The government still faces legal action after some migrants were held for several weeks at a centre, which was designed only to host people for up to 24 hours.
Hundreds of asylum seekers have been moved to hotels in recent days and the site is now empty, according to campaign group sources.
The transfer of people into hotels has been helped by a lull in migrants crossing the English Channel, but calmer weather will hail the arrival of more boats and November 2021 was the busiest month of that year.
It follows several controversies at the site, including an outbreak of diptheria and scabies, while families were left sleeping on mats inside tents.
Detention Action and the PCS union have sent pre-action legal letter to home secretary Suella Braverman on behalf of a woman held at Manston “beyond statutory time limits”.
They allege her detention was unlawful on the basis of “inhuman or degrading treatment” through poor conditions, violating detention policy, a lack of privacy and obstacles to communication with relatives and lawyers.
James Wilson, Detention Action deputy director, said potentially thousands of people “may be legally entitled to compensation for their mistreatment at Manston”.
He said: “The home secretary has only taken steps to address her serious failures at Manston after our urgent legal challenge and widespread, public condemnation.”
Mr Wilson added: “We are still concerned at this government’s knee-jerk response to this issue, including proposals to hold people in disused student accommodation, defunct military bases or unused holiday camps, where many of the problems we saw at Manston are likely to be repeated.”
Paul O’Connor, head of bargaining at the PCS, said the conditions endured by refugees at Manston had been a “disgrace” until a recent scramble by the Home Office to move people into hotels.
“We’re pleased the home secretary has been forced to respond to our concerns but we shouldn’t have needed to resort to the threat of legal action before they were addressed,” he added.
“The government’s entire approach on asylum is a failure.
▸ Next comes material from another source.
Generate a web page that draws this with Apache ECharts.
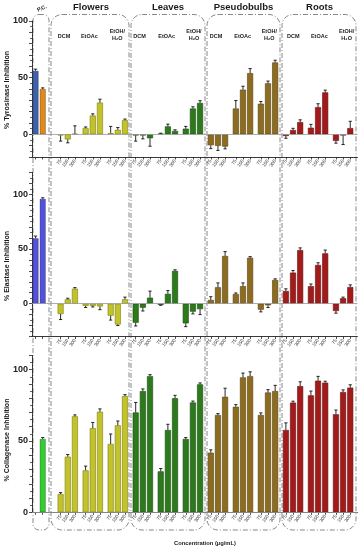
<!DOCTYPE html>
<html><head><meta charset="utf-8">
<script src="https://cdn.jsdelivr.net/npm/echarts@6/dist/echarts.min.js"></script>
<style>html,body{margin:0;padding:0;background:#fff}#c{width:361px;height:550px}</style>
</head><body><div id="c"></div>
<script>
const sections = ['Flowers', 'Leaves', 'Pseudobulbs', 'Roots'];
const solvents = ['DCM', 'EtOAc', 'EtOH/', 'H\u2082O'];
const concentrations = ['75', '150', '300'];

// % Tyrosinase inhibition
const tyrPC = [56, 40];
const tyrPCErr = [1.5, 1];
const tyrFlowers = [-1, -4.5, 0.5, 5.5, 16.6, 28, 1, 4, 12.5];
const tyrFlowersErr = [5, 3, 7, 1, 1.5, 3, 6, 2, 1];
const tyrLeaves = [-1, -1, -3.5, 0.5, 7, 3, 5, 22.8, 27.7];
const tyrLeavesErr = [5, 3, 7, 0.5, 2, 1, 2, 1.5, 2];
const tyrPseudobulbs = [-9.6, -10.2, -10.8, 22.8, 39.4, 54, 27, 45, 63.4];
const tyrPseudobulbsErr = [3, 4, 2, 7, 3, 4, 2, 2, 2];
const tyrRoots = [-1.5, 3.8, 10.8, 5.8, 24, 37, -5.8, -1, 5.5];
const tyrRootsErr = [2, 1.5, 2, 3, 3, 2, 2, 8, 6];

// % Elastase inhibition
const elaPC = [59.8, 95.8];
const elaPCErr = [2, 1];
const elaFlowers = [-9.5, 4, 13.7, -2, -2, -2.5, -11, -19, 4];
const elaFlowersErr = [5, 1, 1, 1.5, 1, 3, 4, 1, 2];
const elaLeaves = [-17.4, -3.7, 5.5, -1, 9, 30, -18, -7.3, -5];
const elaLeavesErr = [3, 3, 6, 0.5, 3, 1, 3, 2, 5];
const elaPseudobulbs = [3.4, 15, 43.6, 8.8, 16, 42, -5.5, -1.5, 21.7];
const elaPseudobulbsErr = [3, 4, 4, 1, 3, 1, 2, 2, 1];
const elaRoots = [11.6, 28.4, 49, 16, 35.4, 46, -6.7, 5, 15.2];
const elaRootsErr = [2, 2, 2, 2, 2, 3, 2, 1, 2];

// % Collagenase inhibition
const colPC = [null, 51.4];
const colPCErr = [0, 1];
const colFlowers = [12.8, 39, 67.3, 29.4, 59, 70.5, 47.9, 61, 81.5];
const colFlowersErr = [1, 1.5, 1, 3, 4, 2, 7, 3, 1];
const colLeaves = [70, 85, 95.5, 28.7, 57.7, 80, 51.4, 77, 89.7];
const colLeavesErr = [7, 1.5, 1, 2, 4, 2, 1, 1, 1];
const colPseudobulbs = [41.8, 68.2, 81, 74, 94.6, 95.5, 68.2, 84, 85];
const colPseudobulbsErr = [2, 1, 6, 1.5, 3, 3, 1.5, 2, 4];
const colRoots = [57.7, 76.9, 88.5, 82, 92.3, 90.9, 68.7, 84.3, 87.4];
const colRootsErr = [5, 1, 3, 3, 3, 1, 3, 1.5, 2];

const tyrPCColors = ['#3d62ab', '#e3891b'];
const elaPCColors = ['#5252de', '#5252de'];
const colPCColors = ['#33cc33', '#33cc33'];
const sectionColors = ['#c2c22a', '#2d7a1c', '#8c6c1f', '#a31a1a'];
const sectionBorders = ['#7d7d10', '#1a4c10', '#584010', '#661010'];

// slot layout
const N = 92;
const pcIdx = [1, 3];
const secStart = [8, 29, 50, 71];
const barOffsets = [0, 2, 4, 7, 9, 11, 14, 16, 18];
const isBar = new Array(N).fill(false);
const labelOf = new Array(N).fill('');
pcIdx.forEach(i => isBar[i] = true);
secStart.forEach(s => barOffsets.forEach((o, k) => { isBar[s + o] = true; labelOf[s + o] = concentrations[k % 3]; }));
const cats = Array.from({length: N}, (_, i) => String(i));

function buildPanel(g, pcVals, pcErr, pcColors, secVals, secErr) {
  const bars = new Array(N).fill(null);
  const errs = [];
  pcVals.forEach((v, k) => {
    if (v == null) return;
    bars[pcIdx[k]] = {value: v, itemStyle: {color: pcColors[k], borderColor: 'rgba(0,0,0,0.45)'}};
    errs.push([pcIdx[k], v, pcErr[k]]);
  });
  secVals.forEach((arr, s) => {
    arr.forEach((v, k) => {
      const idx = secStart[s] + barOffsets[k];
      bars[idx] = {value: v, itemStyle: {color: sectionColors[s], borderColor: sectionBorders[s]}};
      errs.push([idx, v, secErr[s][k]]);
    });
  });
  return [{
    type: 'bar', xAxisIndex: g, yAxisIndex: g, data: bars, barWidth: 6,
    itemStyle: {borderWidth: 0.6}, silent: true, animation: false,
    markLine: {silent: true, symbol: 'none', label: {show: false},
      lineStyle: {color: '#999', width: 0.8, type: 'solid'}, data: [{yAxis: 0}]}
  }, {
    type: 'custom', xAxisIndex: g, yAxisIndex: g, data: errs, silent: true, animation: false, z: 5,
    encode: {x: 0, y: 1},
    renderItem: function (params, api) {
      const i = api.value(0), v = api.value(1), e = api.value(2);
      const s = v >= 0 ? 1 : -1;
      const p0 = api.coord([i, v]);
      const p1 = api.coord([i, v + s * e]);
      const st = {stroke: '#111', lineWidth: 0.9};
      return {type: 'group', children: [
        {type: 'line', shape: {x1: p0[0], y1: p0[1], x2: p1[0], y2: p1[1]}, style: st},
        {type: 'line', shape: {x1: p1[0] - 1.6, y1: p1[1], x2: p1[0] + 1.6, y2: p1[1]}, style: st}
      ]};
    }
  }];
}

const gridLeft = 32, gridRight = 3.6;
const grids = [
  {left: gridLeft, right: gridRight, top: 21, height: 136},
  {left: gridLeft, right: gridRight, top: 172.4, height: 164.1},
  {left: gridLeft, right: gridRight, top: 355.4, height: 156.9}
];
const yRanges = [[-20, 100], [-30, 120], [0, 110]];

function xAxis(g) {
  return {
    type: 'category', gridIndex: g, data: cats, boundaryGap: false,
    axisLine: {onZero: false, lineStyle: {color: '#222', width: 0.9}},
    axisTick: {show: true, interval: (i) => isBar[i], length: 2.5, lineStyle: {color: '#222', width: 0.8}},
    axisLabel: {show: true, interval: (i) => labelOf[i] !== '', formatter: (v) => labelOf[+v],
      rotate: 55, fontSize: 4.8, margin: 3, color: '#444', fontFamily: 'Liberation Sans'},
    splitLine: {show: false}
  };
}
function yAxis(g) {
  return {
    type: 'value', gridIndex: g, min: yRanges[g][0], max: yRanges[g][1], interval: 10,
    axisLine: {show: true, lineStyle: {color: '#222', width: 0.9}},
    axisTick: {show: true, length: 3, lineStyle: {color: '#222', width: 0.8}},
    minorTick: {show: true, splitNumber: 2, length: 2, lineStyle: {color: '#222', width: 0.7}},
    splitLine: {show: false},
    axisLabel: {formatter: (v) => (v >= 0 && v % 50 === 0) ? String(v) : '', fontSize: 9, fontWeight: 'bold',
      color: '#222', margin: 4, fontFamily: 'Liberation Sans'}
  };
}

const secVT = [tyrFlowers, tyrLeaves, tyrPseudobulbs, tyrRoots];
const secET = [tyrFlowersErr, tyrLeavesErr, tyrPseudobulbsErr, tyrRootsErr];
const secVE = [elaFlowers, elaLeaves, elaPseudobulbs, elaRoots];
const secEE = [elaFlowersErr, elaLeavesErr, elaPseudobulbsErr, elaRootsErr];
const secVC = [colFlowers, colLeaves, colPseudobulbs, colRoots];
const secEC = [colFlowersErr, colLeavesErr, colPseudobulbsErr, colRootsErr];

const series = [].concat(
  buildPanel(0, tyrPC, tyrPCErr, tyrPCColors, secVT, secET),
  buildPanel(1, elaPC, elaPCErr, elaPCColors, secVE, secEE),
  buildPanel(2, colPC, colPCErr, colPCColors, secVC, secEC)
);

// decorations
const boxStyle = {fill: 'none', stroke: '#555', lineWidth: 0.7, lineDash: [5, 2, 1, 2]};
const boxes = [[33, 49, 6], [51, 129, 11], [131, 205, 11], [207, 280, 11], [282, 356, 11]];
const graphics = [];
boxes.forEach(b => graphics.push({type: 'rect', silent: true, z: -1,
  shape: {x: b[0], y: 14.5, width: b[1] - b[0], height: 530 - 14.5, r: b[2]}, style: boxStyle}));
const bold = (txt, x, y, size, extra) => Object.assign({type: 'text', silent: true, x: x, y: y,
  style: {text: txt, fontSize: size, fontWeight: 'bold', fill: '#1a1a1a', fontFamily: 'Liberation Sans',
    textAlign: 'center', textVerticalAlign: 'middle'}}, extra || {});
const headerX = [91, 168, 243.5, 319.5];
sections.forEach((s, i) => graphics.push(bold(s, headerX[i], 7.5, 9.5)));
graphics.push(bold('P.C.', 42, 8.5, 5.5, {rotation: 0.4}));
const subX = [[64, 89.3, 117.3], [139.5, 166.7, 194], [216, 242.7, 269.3], [293.3, 319.3, 346.7]];
subX.forEach(xs => {
  graphics.push(bold(solvents[0], xs[0], 36, 5.5));
  graphics.push(bold(solvents[1], xs[1], 36, 5.5));
  graphics.push(bold(solvents[2], xs[2], 31, 5.5));
  graphics.push(bold(solvents[3], xs[2], 38.5, 5.5));
});
const yNames = ['% Tyrosinase Inhibition', '% Elastase Inhibition', '% Collagenase Inhibition'];
const yNameY = [90, 266, 440];
yNames.forEach((t, i) => graphics.push(bold(t, 7.5, yNameY[i], 7, {rotation: Math.PI / 2})));
graphics.push(bold('Concentration (\u00b5g/mL)', 205, 543, 5.8));

const chart = echarts.init(document.getElementById('c'), null, {renderer: 'canvas'});
chart.setOption({
  animation: false,
  backgroundColor: '#fff',
  grid: grids,
  xAxis: [0, 1, 2].map(xAxis),
  yAxis: [0, 1, 2].map(yAxis),
  series: series,
  graphic: graphics
});
</script></body></html>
Our members need the time, space and resources to deliver a functioning system free from the type of crisis management we see all too often.”
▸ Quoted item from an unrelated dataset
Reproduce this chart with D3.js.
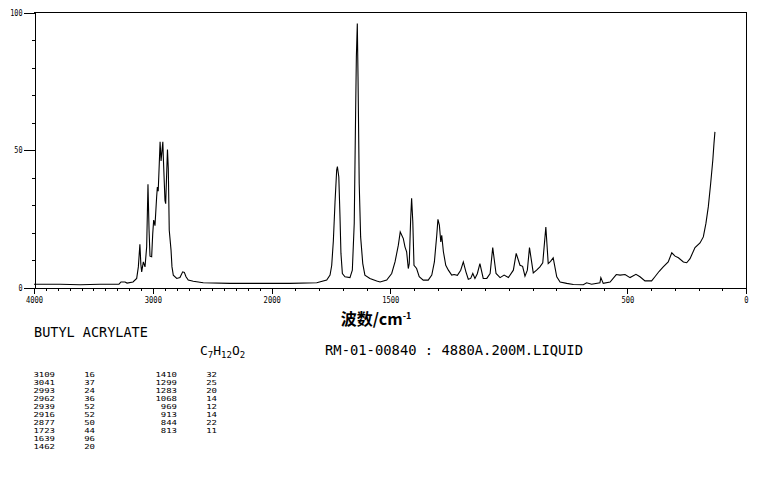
<!DOCTYPE html>
<html>
<head>
<meta charset="utf-8">
<script src="https://cdn.jsdelivr.net/npm/d3@7"></script>
<style>
  html, body { margin: 0; padding: 0; background: #fff; }
  svg { display: block; }
  text { fill: #000; }
</style>
</head>
<body>
<svg id="chart" width="765" height="478"></svg>
<script>
// ---- spectrum: Raman shift (cm-1) and intensity ----
const wavenumbers = [
  4000, 3781, 3613, 3445, 3285, 3268, 3234, 3217, 3167, 3136, 3122, 3109, 3101, 3094, 3080,
  3066, 3052, 3041, 3032, 3024, 3010, 3001, 2993, 2982, 2968, 2962, 2955, 2946, 2939, 2931,
  2916, 2912, 2898, 2892, 2877, 2870, 2862, 2847, 2839, 2828, 2799, 2772, 2749, 2735, 2721,
  2702, 2660, 2576, 2351, 2183, 2000, 1923, 1810, 1768, 1754, 1747, 1740, 1733, 1726, 1723,
  1717, 1712, 1708, 1702, 1691, 1670, 1660, 1652, 1646, 1643, 1639, 1636, 1631, 1625, 1616,
  1607, 1586, 1557, 1543, 1515, 1494, 1480, 1466, 1458, 1445, 1438, 1431, 1424, 1420, 1414,
  1410, 1405, 1400, 1389, 1378, 1361, 1340, 1325, 1314, 1304, 1299, 1293, 1287, 1283, 1276,
  1266, 1255, 1241, 1231, 1217, 1203, 1192, 1181, 1171, 1161, 1152, 1143, 1133, 1122, 1108,
  1093, 1079, 1068, 1054, 1037, 1020, 1002, 981, 969, 953, 942, 932, 922, 913, 897,
  883, 869, 857, 844, 834, 824, 813, 798, 784, 756, 728, 686, 672, 651, 616,
  612, 602, 573, 547, 531, 510, 489, 464, 447, 426, 398, 384, 366, 349, 328,
  313, 299, 285, 264, 250, 236, 215, 194, 180, 169, 159, 149, 140, 135, 131
];
const intensities = [
  1.2, 1.2, 1.0, 1.2, 1.2, 2.0, 2.0, 1.6, 2.0, 3.3, 7.5, 15.7, 8.5, 5.7, 9.3,
  7.5, 14.8, 37.5, 21.0, 11.4, 11.2, 19.6, 24.5, 22.5, 33.0, 36.5, 35.0, 45.0, 53.0, 46.0,
  53.0, 47.5, 31.7, 30.5, 50.2, 43.3, 20.8, 13.6, 7.5, 4.5, 3.3, 3.6, 5.7, 5.5, 3.9,
  2.7, 2.3, 1.7, 1.5, 1.5, 1.5, 1.5, 1.7, 2.7, 4.5, 8.0, 17.0, 31.0, 42.7, 44.0,
  40.2, 25.7, 12.4, 5.1, 3.9, 3.6, 6.3, 23.3, 64.5, 83.9, 96.0, 76.6, 37.8, 18.4, 8.7,
  4.5, 3.3, 2.4, 2.0, 2.7, 5.1, 9.3, 15.4, 20.2, 17.8, 14.8, 13.0, 6.9, 8.7, 25.0,
  32.4, 23.9, 8.1, 6.9, 3.9, 2.7, 2.7, 4.5, 9.3, 19.0, 24.8, 22.7, 16.6, 19.0, 13.0,
  8.1, 6.3, 4.5, 4.7, 4.4, 6.3, 9.3, 5.7, 3.0, 3.3, 5.1, 3.3, 5.0, 8.7, 3.3,
  3.3, 5.1, 14.5, 5.1, 3.6, 4.5, 3.6, 6.3, 12.4, 8.1, 7.7, 4.1, 6.3, 14.5, 5.3,
  6.3, 7.5, 9.0, 22.0, 8.7, 9.5, 10.8, 3.9, 2.0, 1.5, 1.1, 1.0, 1.7, 1.2, 1.7,
  3.6, 1.5, 2.0, 4.7, 4.5, 4.7, 3.6, 4.8, 3.9, 2.4, 2.4, 3.9, 5.9, 7.5, 9.3,
  12.6, 11.4, 10.8, 9.3, 9.0, 10.5, 14.5, 16.2, 18.4, 23.3, 29.3, 37.8, 46.3, 52.4, 56.6
];

// ---- axis ticks and labels ----
const xTickValues = d3.range(0, 4001, 100);
const xLabelValues = [4000, 3000, 2000, 1500, 500, 0];
const yTickValues = d3.range(0, 101, 10);
const yLabelValues = [0, 50, 100];

// ---- peak table ----
const peakWn  = [3109, 3041, 2993, 2962, 2939, 2916, 2877, 1723, 1639, 1462,
                 1410, 1299, 1283, 1068, 969, 913, 844, 813];
const peakInt = [16, 37, 24, 36, 52, 52, 50, 44, 96, 20,
                 32, 25, 20, 14, 12, 14, 22, 11];

const compoundName = "BUTYL ACRYLATE";
const formulaParts = [["C", "7"], ["H", "12"], ["O", "2"]];
const sampleInfo = "RM-01-00840 : 4880A.200M.LIQUID";
const xTitleMain = "波数/cm";
const xTitleSup = "-1";

// ---- drawing ----
const svg = d3.select("#chart");
const pLeft = 34, pRight = 746, pTop = 12.5, pBottom = 287.5;

const x = d3.scaleLinear().domain([4000, 2000, 0]).range([pLeft, 271.7, pRight]);
const y = d3.scaleLinear().domain([0, 100]).range([pBottom, pTop]);

const mono = "'DejaVu Sans Mono', 'Liberation Mono', monospace";

// frame (top & right)
svg.append("line").attr("x1", pLeft).attr("x2", pRight + 0.5).attr("y1", pTop).attr("y2", pTop)
  .attr("stroke", "#000").attr("stroke-width", 1).attr("shape-rendering", "crispEdges");
svg.append("line").attr("x1", pRight + 0.5).attr("x2", pRight + 0.5).attr("y1", pTop).attr("y2", pBottom)
  .attr("stroke", "#000").attr("stroke-width", 1).attr("shape-rendering", "crispEdges");

// x axis
const xAxis = d3.axisBottom(x).tickValues(xTickValues).tickSize(3).tickSizeOuter(0)
  .tickFormat(d => String(d));
const gx = svg.append("g").attr("transform", `translate(0,${pBottom})`).call(xAxis);
gx.selectAll("path, line").attr("stroke", "#000").attr("shape-rendering", "crispEdges");
gx.selectAll(".tick").filter(d => !xLabelValues.includes(d)).select("text").remove();
gx.selectAll(".tick").filter(d => xLabelValues.includes(d)).select("line").attr("y2", 6);
gx.selectAll(".tick text").attr("y", 9).attr("font-family", mono).attr("font-size", 8.5)
  .attr("fill", "#000")
  .each(function(d) { const s = String(d); d3.select(this).attr("textLength", s.length * 4.3).attr("lengthAdjust", "spacingAndGlyphs"); });

// y axis
const yAxis = d3.axisLeft(y).tickValues(yTickValues).tickSize(3).tickSizeOuter(0)
  .tickFormat(d => String(d));
const gy = svg.append("g").attr("transform", `translate(${pLeft + 0.5},0)`).call(yAxis);
gy.selectAll("path, line").attr("stroke", "#000").attr("shape-rendering", "crispEdges");
gy.selectAll(".tick").filter(d => !yLabelValues.includes(d)).select("text").remove();
gy.selectAll(".tick").filter(d => yLabelValues.includes(d)).select("line").attr("x2", -11);
gy.selectAll(".tick text").attr("x", -12).attr("font-family", mono).attr("font-size", 8.5)
  .attr("fill", "#000")
  .each(function(d) { const s = String(d); d3.select(this).attr("textLength", s.length * 4.1).attr("lengthAdjust", "spacingAndGlyphs"); });

// spectrum
const pts = wavenumbers.map((w, i) => ({ w, v: intensities[i] }));
const line = d3.line().x(d => x(d.w)).y(d => y(d.v));
svg.append("path").datum(pts).attr("d", line)
  .attr("fill", "none").attr("stroke", "#000").attr("stroke-width", 1.1)
  .attr("stroke-linejoin", "miter");

// x axis title
const xt = svg.append("text").attr("x", 376).attr("y", 325).attr("text-anchor", "middle")
  .attr("font-family", "'Noto Sans CJK SC', sans-serif").attr("font-size", 16).attr("font-weight", "bold");
xt.append("tspan").text(xTitleMain);
xt.append("tspan").attr("dy", -6).attr("font-size", 9).text(xTitleSup);

// compound name
svg.append("text").attr("x", 34).attr("y", 337).attr("font-family", mono).attr("font-size", 13.5)
  .text(compoundName);

// formula
const ft = svg.append("text").attr("x", 200).attr("y", 355).attr("font-family", mono).attr("font-size", 13);
formulaParts.forEach(([el, n], i) => {
  ft.append("tspan").attr("dy", i === 0 ? 0 : -3).text(el);
  ft.append("tspan").attr("dy", 3).attr("font-size", 9).text(n);
});

// sample info
svg.append("text").attr("x", 325).attr("y", 355).attr("font-family", mono).attr("font-size", 13.5)
  .attr("textLength", 258).attr("lengthAdjust", "spacingAndGlyphs")
  .text(sampleInfo);

// peak table
const rowsPerCol = 10;
const colRight = [[55, 95], [177, 217]];
const tableText = (xx, yy, s) => svg.append("text").attr("x", xx).attr("y", yy)
  .attr("text-anchor", "end").attr("font-family", mono).attr("font-size", 6.8)
  .attr("textLength", s.length * 5.4).attr("lengthAdjust", "spacingAndGlyphs").text(s);
peakWn.forEach((w, i) => {
  const col = Math.floor(i / rowsPerCol), row = i % rowsPerCol;
  const yy = 377.3 + row * 8;
  tableText(colRight[col][0], yy, String(w));
  tableText(colRight[col][1], yy, String(peakInt[i]));
});
</script>
</body>
</html>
With the use of hotels proving the ire of some Tory MPs, officials have drawn up plans to move asylum seekers to student accommodation, old military bases and unused holiday camps, according to The Telegraph.
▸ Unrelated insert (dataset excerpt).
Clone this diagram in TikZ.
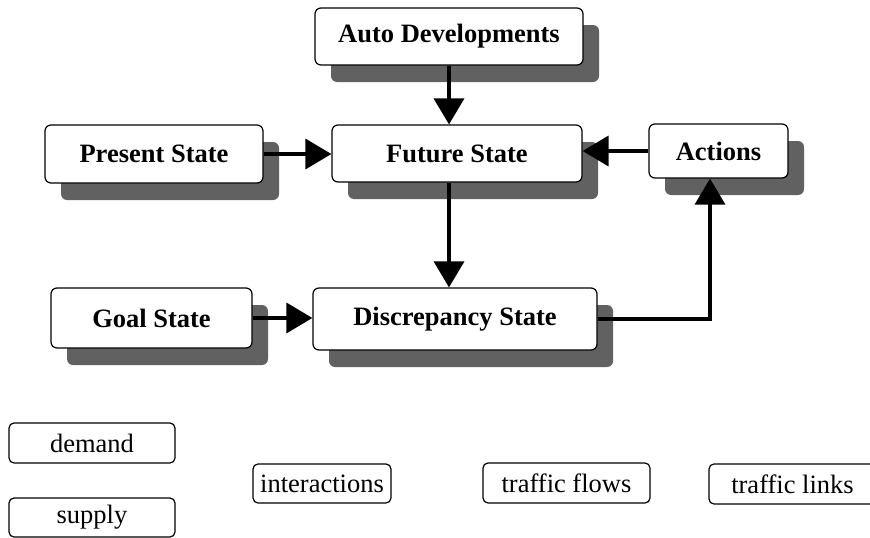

Hannah Marwood, legal access manager at Care4Calais, warned that the Manston site could soon fill up again.
The campaigner told The Independent: “This happened with Napier Barracks when the government was criticised for the living conditions there last year. It was emptied, but within a few weeks was brought back into use with less people accommodated.”
Immigration minister Robert Jenrick said on Monday that there had been “a huge effort over the last two or three weeks to reduce the population of the site”.
“It’s functioning as it should be now – which is as a short-term processing unit where people’s security details like their biometrics are taken, and then they’re removed as quickly as possible and sent on to other accommodation,” said Mr Jenrick.
Andy Baxter of the Prison Officers Association had described conditions at Manston as “Dickensian” and had warned potential for riots amid “pressure cooker” overcrowding.
The government has attributed the situation to the “unprecedented” number of Channel crossings, but the figures for 2022 are so far running below an internal Home Office prediction of 65,000 people.